I get e-mails. Folks trying to cheer me up. The World Health Organization has designated aging as a disease. Means I am sick. But I laugh in the face of old age. Which, I must confess, is blotched and wrinkly. I laugh. Hadeehaha and ho. – JDW
Couple in their nineties are both having problems remembering things.
During a checkup, the doctor tells them they’re physically okay, but they might want to start writing things down to help them remember.
Later that night, while watching TV, the old man gets up from his chair.
“Want anything while I’m in the kitchen?” he asks.
“Will you get me a bowl of ice cream?”
“Sure.”
“Don’t you think you should write it down, so you can remember it?” she asks.
“No, I can remember it.”
“Well, I’d like some strawberries on top, too. Maybe you should write it down, so as not to forget it?”
He says, “I can remember that. You want a bowl of ice cream with strawberries.”
“I’d also like whipped cream. I’m certain you’ll forget that, write it down?” she asks.
Irritated, he says, “I don’t need to write it down, I can remember it! Ice cream with strawberries and whipped cream – I got it, for goodness sake!”
Then he toddles into the kitchen.
Twenty minutes later, the old man returns from the kitchen and hands his wife a plate of bacon and eggs.
She stares at the plate for a moment.
“Where’s my toast ?”
An elderly couple had dinner at another couple’s house, and after eating, the wives left the table and went into the kitchen.
The two gentlemen were talking, and one said, “Last night we went out to a new restaurant and it was really great. I would recommend it very highly.”
The other man said, “What is the name of the restaurant?”
The first man thought and thought and finally said, “What is the name of that flower you give to someone you love?
“You know…. The one that’s red and has thorns.”
“Do you mean, a rose?”
“Yes, that’s the one,” replied the man.
He then turned towards the kitchen and yelled, “Rose, what’s the name of that restaurant we went to last night?”
A senior citizen said to his eighty-year old buddy, “So I hear you’re getting married?”
“Yep!”
“Do I know her?”
‘Nope!’
“This woman, is she good looking?”
“Not really.”
“Is she a good cook?”
“Naw, she can’t cook too well.”
“Does she have lots of money?”
“Nope!
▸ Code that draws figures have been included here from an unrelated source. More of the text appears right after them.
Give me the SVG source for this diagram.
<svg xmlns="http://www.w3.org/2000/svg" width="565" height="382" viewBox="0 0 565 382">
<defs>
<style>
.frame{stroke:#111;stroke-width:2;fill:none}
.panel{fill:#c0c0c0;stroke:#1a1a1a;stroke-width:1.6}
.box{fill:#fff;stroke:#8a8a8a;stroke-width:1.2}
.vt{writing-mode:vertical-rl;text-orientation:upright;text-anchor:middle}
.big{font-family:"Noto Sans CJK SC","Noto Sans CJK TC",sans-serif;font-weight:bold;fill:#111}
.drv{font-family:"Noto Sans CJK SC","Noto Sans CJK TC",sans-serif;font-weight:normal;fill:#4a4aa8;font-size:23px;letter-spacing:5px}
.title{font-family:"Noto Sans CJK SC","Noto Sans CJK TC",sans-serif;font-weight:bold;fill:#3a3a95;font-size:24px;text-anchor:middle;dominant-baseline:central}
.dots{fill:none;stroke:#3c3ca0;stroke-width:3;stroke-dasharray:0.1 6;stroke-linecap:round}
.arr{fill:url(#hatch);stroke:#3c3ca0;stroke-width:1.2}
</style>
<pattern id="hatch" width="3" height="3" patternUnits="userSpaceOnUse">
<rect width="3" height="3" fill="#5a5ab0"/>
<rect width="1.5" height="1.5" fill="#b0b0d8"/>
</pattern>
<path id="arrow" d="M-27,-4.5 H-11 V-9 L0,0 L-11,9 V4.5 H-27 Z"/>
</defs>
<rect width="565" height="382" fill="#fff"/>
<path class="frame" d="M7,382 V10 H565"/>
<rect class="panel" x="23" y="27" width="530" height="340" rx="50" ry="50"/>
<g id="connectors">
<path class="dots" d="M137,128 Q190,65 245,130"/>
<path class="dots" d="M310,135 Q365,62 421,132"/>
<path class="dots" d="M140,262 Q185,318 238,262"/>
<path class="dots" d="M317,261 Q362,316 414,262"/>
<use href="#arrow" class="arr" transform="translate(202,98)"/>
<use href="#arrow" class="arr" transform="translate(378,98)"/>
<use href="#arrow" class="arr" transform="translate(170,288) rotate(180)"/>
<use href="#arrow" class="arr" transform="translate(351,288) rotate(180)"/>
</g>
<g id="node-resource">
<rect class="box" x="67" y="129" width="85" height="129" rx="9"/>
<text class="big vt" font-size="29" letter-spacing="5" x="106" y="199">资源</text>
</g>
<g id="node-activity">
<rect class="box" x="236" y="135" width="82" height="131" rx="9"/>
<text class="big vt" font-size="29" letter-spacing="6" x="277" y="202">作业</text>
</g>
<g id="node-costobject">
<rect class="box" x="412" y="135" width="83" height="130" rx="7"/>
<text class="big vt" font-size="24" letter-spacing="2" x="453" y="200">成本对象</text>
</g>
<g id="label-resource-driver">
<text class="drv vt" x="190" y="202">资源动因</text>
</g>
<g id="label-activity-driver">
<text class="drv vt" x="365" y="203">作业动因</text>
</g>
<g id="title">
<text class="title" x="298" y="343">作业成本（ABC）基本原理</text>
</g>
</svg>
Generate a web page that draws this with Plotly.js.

Poor as a church mouse.”
“Well, then, is she good in bed?”
“I don’t know.”
“Why in the world do you want to marry her then?”
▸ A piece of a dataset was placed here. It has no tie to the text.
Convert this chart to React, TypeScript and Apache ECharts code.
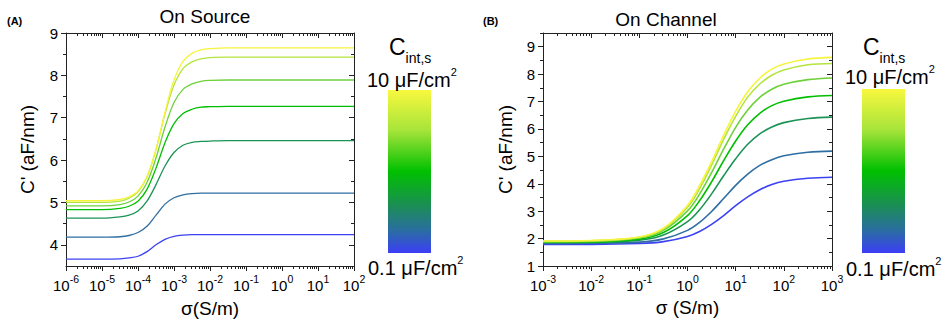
import React, { useEffect, useRef } from "react";
import * as echarts from "echarts";

// ---- Data ----
const curveNames = ["10 μF/cm²", "5 μF/cm²", "2 μF/cm²", "1 μF/cm²", "0.5 μF/cm²", "0.2 μF/cm²", "0.1 μF/cm²"];
const curveColors = ["#f6f43c", "#b4e43e", "#6ed13a", "#00bf00", "#1c9356", "#2f6ea2", "#3c42f2"];

// Panel A (On Source): log10(σ) sample points
const expA = [-6, -5, -4.5, -4.25, -4, -3.75, -3.5, -3.25, -3, -2.75, -2.5, -2.25, -2, -1.5, -1, 0, 1, 2];
const a10 = [5.04, 5.04, 5.07, 5.13, 5.27, 5.61, 6.25, 7.13, 7.89, 8.33, 8.52, 8.6, 8.63, 8.65, 8.65, 8.65, 8.65, 8.65];
const a5 = [5.0, 5.0, 5.03, 5.1, 5.25, 5.6, 6.25, 7.09, 7.77, 8.16, 8.32, 8.39, 8.42, 8.43, 8.43, 8.43, 8.43, 8.43];
const a2 = [4.92, 4.92, 4.95, 5.01, 5.15, 5.47, 6.05, 6.78, 7.36, 7.67, 7.8, 7.86, 7.88, 7.89, 7.89, 7.89, 7.89, 7.89];
const a1 = [4.83, 4.83, 4.86, 4.91, 5.03, 5.31, 5.81, 6.41, 6.86, 7.1, 7.2, 7.25, 7.26, 7.27, 7.27, 7.27, 7.27, 7.27];
const a05 = [4.63, 4.63, 4.66, 4.7, 4.8, 5.03, 5.42, 5.86, 6.18, 6.35, 6.42, 6.44, 6.45, 6.46, 6.46, 6.46, 6.46, 6.46];
const a02 = [4.18, 4.18, 4.19, 4.22, 4.29, 4.44, 4.7, 4.96, 5.11, 5.18, 5.21, 5.22, 5.22, 5.22, 5.22, 5.22, 5.22, 5.22];
const a01 = [3.66, 3.66, 3.67, 3.69, 3.73, 3.84, 4.0, 4.13, 4.2, 4.23, 4.24, 4.24, 4.24, 4.24, 4.24, 4.24, 4.24, 4.24];

// Panel B (On Channel)
const expB = [-3, -2, -1, -0.5, 0, 0.25, 0.5, 0.75, 1, 1.25, 1.5, 1.75, 2, 2.5, 3];
const b10 = [1.91, 1.93, 2.06, 2.38, 3.21, 3.93, 4.8, 5.77, 6.65, 7.36, 7.85, 8.18, 8.37, 8.55, 8.61];
const b5 = [1.9, 1.92, 2.05, 2.35, 3.14, 3.82, 4.68, 5.62, 6.46, 7.16, 7.64, 7.96, 8.15, 8.34, 8.39];
const b2 = [1.89, 1.9, 2.02, 2.3, 3.01, 3.62, 4.41, 5.26, 6.06, 6.69, 7.15, 7.45, 7.63, 7.8, 7.86];
const b1 = [1.87, 1.88, 1.98, 2.22, 2.84, 3.38, 4.07, 4.84, 5.56, 6.15, 6.57, 6.85, 7.01, 7.17, 7.22];
const b05 = [1.85, 1.86, 1.94, 2.13, 2.62, 3.05, 3.63, 4.29, 4.91, 5.44, 5.82, 6.07, 6.23, 6.38, 6.43];
const b02 = [1.82, 1.83, 1.87, 1.99, 2.3, 2.59, 2.99, 3.46, 3.94, 4.35, 4.67, 4.88, 5.02, 5.15, 5.19];
const b01 = [1.79, 1.79, 1.82, 1.89, 2.08, 2.26, 2.52, 2.84, 3.2, 3.52, 3.78, 3.97, 4.09, 4.2, 4.24];

// Axis ticks
const decadesA = [-6, -5, -4, -3, -2, -1, 0, 1, 2];
const decadesB = [-3, -2, -1, 0, 1, 2, 3];
const minorMult = [2, 3, 4, 5, 6, 7, 8, 9];
const yMajorA = [4, 5, 6, 7, 8, 9];
const yMinorA = [4.5, 5.5, 6.5, 7.5, 8.5];
const yMajorB = [1, 2, 3, 4, 5, 6, 7, 8, 9];
const yMinorB = [1.5, 2.5, 3.5, 4.5, 5.5, 6.5, 7.5, 8.5, 9.5];

const FONT = "'Liberation Sans', Arial, sans-serif";

function majors(decs: number[]) {
  return decs.map((d) => Math.pow(10, d));
}
function minors(decs: number[]) {
  const out: number[] = [];
  for (let i = 0; i < decs.length - 1; i++) {
    for (const m of minorMult) out.push(m * Math.pow(10, decs[i]));
  }
  return out;
}

const axisLineStyle = { color: "#222", width: 1 };

function xAxes(grid: number, decs: number[], name: string, nameGap: number) {
  const min = Math.pow(10, decs[0]);
  const max = Math.pow(10, decs[decs.length - 1]);
  const base = {
    type: "log" as const,
    logBase: 10,
    gridIndex: grid,
    min,
    max,
    splitLine: { show: false },
    minorTick: { show: false },
    minorSplitLine: { show: false },
  };
  return [
    {
      ...base,
      position: "bottom",
      axisLine: { show: true, onZero: false, lineStyle: axisLineStyle },
      axisTick: { show: true, inside: false, length: 5, customValues: majors(decs), lineStyle: axisLineStyle },
      axisLabel: {
        show: true,
        margin: 7,
        customValues: majors(decs),
        color: "#000",
        formatter: (v: number) => `{b|10}{s|${Math.round(Math.log10(v))}}`,
        rich: {
          b: { fontSize: 15, fontFamily: FONT, color: "#000", verticalAlign: "bottom", lineHeight: 20 },
          s: { fontSize: 10.5, fontFamily: FONT, color: "#000", verticalAlign: "top", lineHeight: 11 },
        },
      },
      name,
      nameLocation: "middle",
      nameGap,
      nameTextStyle: { fontSize: 19, fontFamily: FONT, color: "#000" },
    },
    {
      ...base,
      position: "bottom",
      axisLine: { show: false, onZero: false },
      axisTick: { show: true, inside: false, length: 3, customValues: minors(decs), lineStyle: axisLineStyle },
      axisLabel: { show: false },
    },
    {
      ...base,
      position: "top",
      axisLine: { show: true, onZero: false, lineStyle: axisLineStyle },
      axisTick: { show: true, inside: true, length: 5, customValues: majors(decs), lineStyle: axisLineStyle },
      axisLabel: { show: false },
    },
    {
      ...base,
      position: "top",
      axisLine: { show: false, onZero: false },
      axisTick: { show: true, inside: true, length: 3, customValues: minors(decs), lineStyle: axisLineStyle },
      axisLabel: { show: false },
    },
  ];
}

function yAxes(grid: number, min: number, max: number, maj: number[], mino: number[], nameGap: number) {
  const base = {
    type: "value" as const,
    gridIndex: grid,
    min,
    max,
    interval: 0.5,
    splitLine: { show: false },
  };
  return [
    {
      ...base,
      position: "left",
      axisLine: { show: true, onZero: false, lineStyle: axisLineStyle },
      axisTick: { show: true, inside: false, length: 5, customValues: maj, lineStyle: axisLineStyle },
      axisLabel: { show: true, customValues: maj, margin: 8, fontSize: 15, fontFamily: FONT, color: "#000" },
      name: "C' (aF/nm)",
      nameLocation: "middle",
      nameGap,
      nameRotate: 90,
      nameTextStyle: { fontSize: 19, fontFamily: FONT, color: "#000" },
    },
    {
      ...base,
      position: "left",
      axisLine: { show: false, onZero: false },
      axisTick: { show: true, inside: false, length: 3, customValues: mino, lineStyle: axisLineStyle },
      axisLabel: { show: false },
    },
    {
      ...base,
      position: "right",
      axisLine: { show: true, onZero: false, lineStyle: axisLineStyle },
      axisTick: { show: true, inside: true, length: 5, customValues: maj, lineStyle: axisLineStyle },
      axisLabel: { show: false },
    },
    {
      ...base,
      position: "right",
      axisLine: { show: false, onZero: false },
      axisTick: { show: true, inside: true, length: 3, customValues: mino, lineStyle: axisLineStyle },
      axisLabel: { show: false },
    },
  ];
}

function makeSeries(exps: number[], curves: number[][], xIdx: number, yIdx: number, width: number) {
  return curves.map((vals, i) => ({
    type: "line",
    name: curveNames[i],
    xAxisIndex: xIdx,
    yAxisIndex: yIdx,
    data: exps.map((e, k) => [Math.pow(10, e), vals[k]]),
    showSymbol: false,
    smooth: 0.35,
    lineStyle: { color: curveColors[i], width },
    itemStyle: { color: curveColors[i] },
    z: 10 - i,
  }));
}

const gradient = {
  type: "linear",
  x: 0,
  y: 0,
  x2: 0,
  y2: 1,
  colorStops: [
    { offset: 0, color: "#f8f83e" },
    { offset: 0.25, color: "#a6e43a" },
    { offset: 0.5, color: "#00c000" },
    { offset: 0.7, color: "#1a9050" },
    { offset: 0.86, color: "#2a6ea0" },
    { offset: 1, color: "#3c3ef6" },
  ],
};

const unitRich = {
  n: { fontSize: 20, fontFamily: FONT, fill: "#000", verticalAlign: "bottom", lineHeight: 24 },
  s: { fontSize: 11, fontFamily: FONT, fill: "#000", verticalAlign: "top", lineHeight: 13 },
};
const cRich = {
  c: { fontSize: 23, fontFamily: FONT, fill: "#000", verticalAlign: "top", lineHeight: 24 },
  s: { fontSize: 14, fontFamily: FONT, fill: "#000", verticalAlign: "bottom", lineHeight: 30 },
};

function colorbar(x: number, y: number, h: number, tx: number, cx: number, topY: number, botY: number) {
  return [
    { type: "rect", shape: { x, y, width: 43, height: h }, style: { fill: gradient } },
    {
      type: "text",
      x: cx,
      y: 50,
      style: { text: "{c|C}{s|int,s}", rich: cRich, verticalAlign: "middle", align: "left" },
    },
    {
      type: "text",
      x: tx,
      y: topY,
      style: { text: "{n|10 μF/cm}{s|2}", rich: unitRich, verticalAlign: "middle", align: "left" },
    },
    {
      type: "text",
      x: tx + 1,
      y: botY,
      style: { text: "{n|0.1 μF/cm}{s|2}", rich: unitRich, verticalAlign: "middle", align: "left" },
    },
  ];
}

export default function App() {
  const ref = useRef<HTMLDivElement>(null);
  useEffect(() => {
    if (!ref.current) return;
    const chart = echarts.init(ref.current, undefined, { renderer: "svg" });
    const option = {
      animation: false,
      backgroundColor: "#fff",
      textStyle: { fontFamily: FONT },
      grid: [
        { left: 66, top: 33, width: 288, height: 233 },
        { left: 543, top: 33, width: 289, height: 233 },
      ],
      xAxis: [...xAxes(0, decadesA, "σ(S/m)", 33), ...xAxes(1, decadesB, "σ (S/m)", 28)],
      yAxis: [...yAxes(0, 3.5, 9, yMajorA, yMinorA, 29), ...yAxes(1, 1, 9.5, yMajorB, yMinorB, 28)],
      series: [
        ...makeSeries(expA, [a10, a5, a2, a1, a05, a02, a01], 0, 0, 1.3),
        ...makeSeries(expB, [b10, b5, b2, b1, b05, b02, b01], 4, 4, 1.6),
      ],
      graphic: [
        { type: "text", x: 7, y: 21, style: { text: "(A)", fontSize: 11, fontWeight: "bold", fontFamily: FONT, fill: "#000", verticalAlign: "middle" } },
        { type: "text", x: 483, y: 21, style: { text: "(B)", fontSize: 11, fontWeight: "bold", fontFamily: FONT, fill: "#000", verticalAlign: "middle" } },
        { type: "text", x: 205, y: 16, style: { text: "On Source", fontSize: 19, fontFamily: FONT, fill: "#000", align: "center", verticalAlign: "middle" } },
        { type: "text", x: 666, y: 19, style: { text: "On Channel", fontSize: 19, fontFamily: FONT, fill: "#000", align: "center", verticalAlign: "middle" } },
        ...colorbar(388, 90, 163, 367, 389, 78, 266),
        ...colorbar(862, 89, 164, 845, 863, 75, 267),
      ],
    };
    chart.setOption(option as any);
    return () => chart.dispose();
  }, []);
  return <div ref={ref} style={{ position: "fixed", left: 0, top: 0, width: 950, height: 324 }} />;
}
“Because she can still drive!”
Three old guys are out walking.
First one says, “Windy, isn’t it?”
Second one says, “No, it’s Thursday!”
Third one says, “So am I. Let’s go get a beer.”
A man was telling his neighbor, “I just bought a new hearing aid. It cost me four thousand dollars, but it’s state of the art. It’s perfect.”
“Really,” answered the neighbor. “What kind is it?”
“Twelve-thirty.”
Morris , an 82-year-old man, went to the doctor to get a physical.
A few days later, the doctor saw Morris walking down the street with a gorgeous young woman on his arm.
A couple of days later, the doctor spoke to Morris and said, “You’re really doing great, aren’t you?”
Morris replied, “Just doing what you said, Doc: ‘Get a hot mamma and be cheerful.”’
The doctor said, “I didn’t say that. I said, ‘You’ve got a heart murmur; be careful.'”
A little old man shuffled slowly into an ice cream parlor.
He pulled himself slowly, painfully, up onto a stool.
After catching his breath, he ordered a banana split.